In 1988, Dr Barrett returned to Bathurst as the regional director of health, and one of the first things she did was make some changes to the aged care facilities in hospitals.
This is another thing she is proud to have been part of.
"I saw elderly people in dark rooms just lying on beds, never stimulated, with contractures because they weren't moving," Dr Barrett said.
"So that was a big exercise to change the way we were managing aged care in the region.
"That involved getting people out of beds, putting programs in place to stimulate them - socially and physically - so that was another huge thing."
The list of Dr Barrett's incredible achievements and contributions to the NSW health system goes on, which is why she was named a member of the King's Honours List.
But to her, she was just doing what she loved and helping people along the way.
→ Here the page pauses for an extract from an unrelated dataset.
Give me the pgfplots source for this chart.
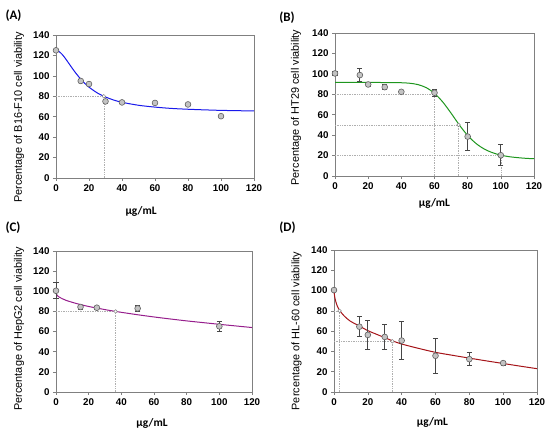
\documentclass[border=0pt]{standalone}
\usepackage{fontspec}
\setmainfont{Liberation Sans}
\newfontfamily\calibri{Carlito}
\usepackage{pgfplots}
\pgfplotsset{compat=1.18}
\definecolor{frame}{RGB}{128,128,128}
\definecolor{ptfill}{RGB}{195,195,195}
\definecolor{ptedge}{RGB}{95,95,95}
\definecolor{errc}{RGB}{70,70,70}
\definecolor{gridc}{RGB}{175,175,175}
\definecolor{cA}{RGB}{25,25,235}
\definecolor{cB}{RGB}{30,150,30}
\definecolor{cC}{RGB}{150,30,140}
\definecolor{cD}{RGB}{165,20,25}
\pgfplotsset{
  panel/.style={
    scale only axis, clip=false,
    xmin=0,xmax=120,ymin=0,ymax=140,
    xtick={0,20,...,120}, ytick={0,20,...,140},
    axis line style={draw=frame, line width=0.9pt},
    tick style={draw=frame, line width=0.6pt},
    tick align=outside, major tick length=3pt, tick pos=left,
    tick label style={font=\fontsize{9.8}{10}\selectfont\bfseries},
    /pgf/number format/assume math mode=true,
    ylabel style={font=\fontsize{10.9}{12}\selectfont},
    xlabel style={font=\calibri\bfseries\fontsize{11.4}{12}\selectfont},
    xlabel={\textmu g/mL},
  },
  refl/.style={gridc, dash pattern=on 0.7pt off 1pt, line width=0.55pt, forget plot},
  pts/.style={only marks, mark=*, mark size=2.9pt,
    mark options={fill=ptfill, draw=ptedge, line width=0.6pt}},
  ebar/.style={only marks, mark=*, mark size=2.9pt,
    mark options={fill=ptfill, draw=ptedge, line width=0.6pt},
    error bars/.cd, y dir=both, y explicit,
    error bar style={errc, line width=0.9pt},
    error mark options={errc, line width=0.9pt, mark size=2.6pt, rotate=90}},
  wpt/.style={only marks, mark=*, mark size=1.8pt,
    mark options={fill=white, draw=frame, line width=0.5pt}},
  fit/.style={smooth, no marks, line width=1pt},
}
\begin{document}
\begin{tikzpicture}
\path[use as bounding box] (0,0) rectangle (550pt,436pt);
% (A)
\begin{axis}[panel, at={(56pt,258pt)}, anchor=south west, width=198pt, height=143pt,
  ylabel={Percentage of B16-F10 cell viability},
  ylabel style={at={(axis description cs:-0.187,0.423)}, anchor=center},
  xlabel style={at={(axis description cs:0.43,0)}, anchor=center, yshift=-33pt}]
\addplot[refl] coordinates {(0,80) (29,80)};
\addplot[refl] coordinates {(29,0) (29,80)};
\addplot[fit, cA] coordinates {(0,125) (2,123.6) (4,120.5) (6,116.3) (8,111.7) (10,107.1) (12,102.7) (14,98.7) (16,95.0) (18,91.8) (20,88.9) (25,83.3) (30,79.3) (35,76.3) (40,74.1) (50,71.2) (60,69.4) (70,68.1) (80,67.3) (90,66.7) (100,66.2) (110,65.9) (120,65.6)};
\addplot[wpt] coordinates {(29,80)};
\addplot[pts] coordinates {(0,125) (15,95) (20,92) (30,75) (40,74) (60,73.5) (80,72) (100,60.5)};
\end{axis}
\node at (13.5pt,420pt) {\calibri\bfseries\fontsize{13}{14}\selectfont (A)};
% (B)
\begin{axis}[panel, at={(335pt,260pt)}, anchor=south west, width=199pt, height=143pt,
  ylabel={Percentage of HT29 cell viability},
  ylabel style={at={(axis description cs:-0.196,0.479)}, anchor=center},
  xlabel style={at={(axis description cs:0.5,0)}, anchor=center, yshift=-27pt}]
\addplot[refl] coordinates {(0,80) (60,80)};
\addplot[refl] coordinates {(60,0) (60,80)};
\addplot[refl] coordinates {(0,50) (74.5,50)};
\addplot[refl] coordinates {(74.5,0) (74.5,50)};
\addplot[refl] coordinates {(0,20) (100,20)};
\addplot[refl] coordinates {(100,0) (100,20)};
\addplot[fit, cB] coordinates {(0,91.6) (10,91.6) (20,91.6) (30,91.5) (40,91.3) (45,90.8) (50,89.5) (55,86.5) (60,80.9) (65,72.4) (70,61.5) (75,49.9) (80,39.7) (85,31.9) (90,26.4) (95,22.8) (100,20.4) (105,18.9) (110,18.0) (115,17.3) (120,16.9)};
\addplot[wpt] coordinates {(60,80.5) (74.5,50) (100,20)};
\addplot[ebar] coordinates {(0,100.4) +- (0,2) (15,98.8) +- (0,6) (20,89.6) +- (0,2) (30,87) +- (0,2.5) (40,82.4) +- (0,1) (60,81.5) +- (0,3.3) (80,38.6) +- (0,14) (100,20.3) +- (0,10.3)};
\end{axis}
\node at (287pt,418.5pt) {\calibri\bfseries\fontsize{13}{14}\selectfont (B)};
% (C)
\begin{axis}[panel, at={(56pt,44pt)}, anchor=south west, width=196pt, height=141pt,
  ylabel={Percentage of HepG2 cell viability},
  ylabel style={at={(axis description cs:-0.189,0.448)}, anchor=center},
  xlabel style={at={(axis description cs:0.49,0)}, anchor=center, yshift=-31pt}]
\addplot[refl] coordinates {(0,80) (36.5,80)};
\addplot[refl] coordinates {(36.5,0) (36.5,80)};
\addplot[fit, cC] coordinates {(0,98) (1,95.4) (2,94.2) (4,92.5) (6,91.1) (10,89.0) (15,86.8) (20,84.9) (30,81.8) (36.5,80) (40,79.1) (50,76.7) (60,74.5) (70,72.5) (80,70.6) (90,68.9) (100,67.2) (110,65.6) (120,64.0)};
\addplot[wpt] coordinates {(36.5,80)};
\addplot[ebar] coordinates {(0,100.5) +- (0,8) (15,84.4) +- (0,2) (25,83.7) +- (0,1.5) (50,83) +- (0,3) (100,65.2) +- (0,4.6)};
\end{axis}
\node at (13pt,208pt) {\calibri\bfseries\fontsize{13}{14}\selectfont (C)};
% (D)
\begin{axis}[panel, at={(334pt,44pt)}, anchor=south west, width=203pt, height=142pt,
  ylabel={Percentage of HL-60 cell viability},
  ylabel style={at={(axis description cs:-0.185,0.43)}, anchor=center},
  xlabel style={at={(axis description cs:0.485,0)}, anchor=center, yshift=-30.5pt}]
\addplot[refl] coordinates {(0,80) (3.3,80)};
\addplot[refl] coordinates {(3.3,0) (3.3,80)};
\addplot[refl] coordinates {(0,50) (34.5,50)};
\addplot[refl] coordinates {(34.5,0) (34.5,50)};
\addplot[fit, cD] coordinates {(0,99) (0.5,93) (1,89.5) (2,84.5) (3.5,80) (6,75) (9.5,70) (15,65) (20,60.5) (25,57) (30,53.6) (34.5,50.5) (40,47.3) (50,43) (60,39.1) (70,36.2) (80,33.4) (90,30.7) (100,28.1) (110,25.5) (120,23)};
\addplot[wpt] coordinates {(3.3,80) (34.5,50)};
\addplot[ebar] coordinates {(0,100.5) +- (0,0) (15,64.4) +- (0,9.7) (20,56.3) +- (0,14) (30,54.3) +- (0,12.3) (40,50.7) +- (0,19) (60,35.7) +- (0,17.4) (80,32.4) +- (0,6.5) (100,28.5) +- (0,2)};
\end{axis}
\node at (287.5pt,208pt) {\calibri\bfseries\fontsize{13}{14}\selectfont (D)};
\end{tikzpicture}
\end{document}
Dr Barrett is very grateful to be recognised under such prestigious circumstances, and thanked everyone who has been part of her journey.
"I was astonished really," she said.
"You never think that you do anything special, you do it because you love it. So it has been overwhelming but at the same time it's been rather wonderful.
"I feel quite overjoyed and I think that joy is partly because it's allowed me to think about the last 40 years and the wonderful people I've worked with.
"Because in healthcare it's all about team work."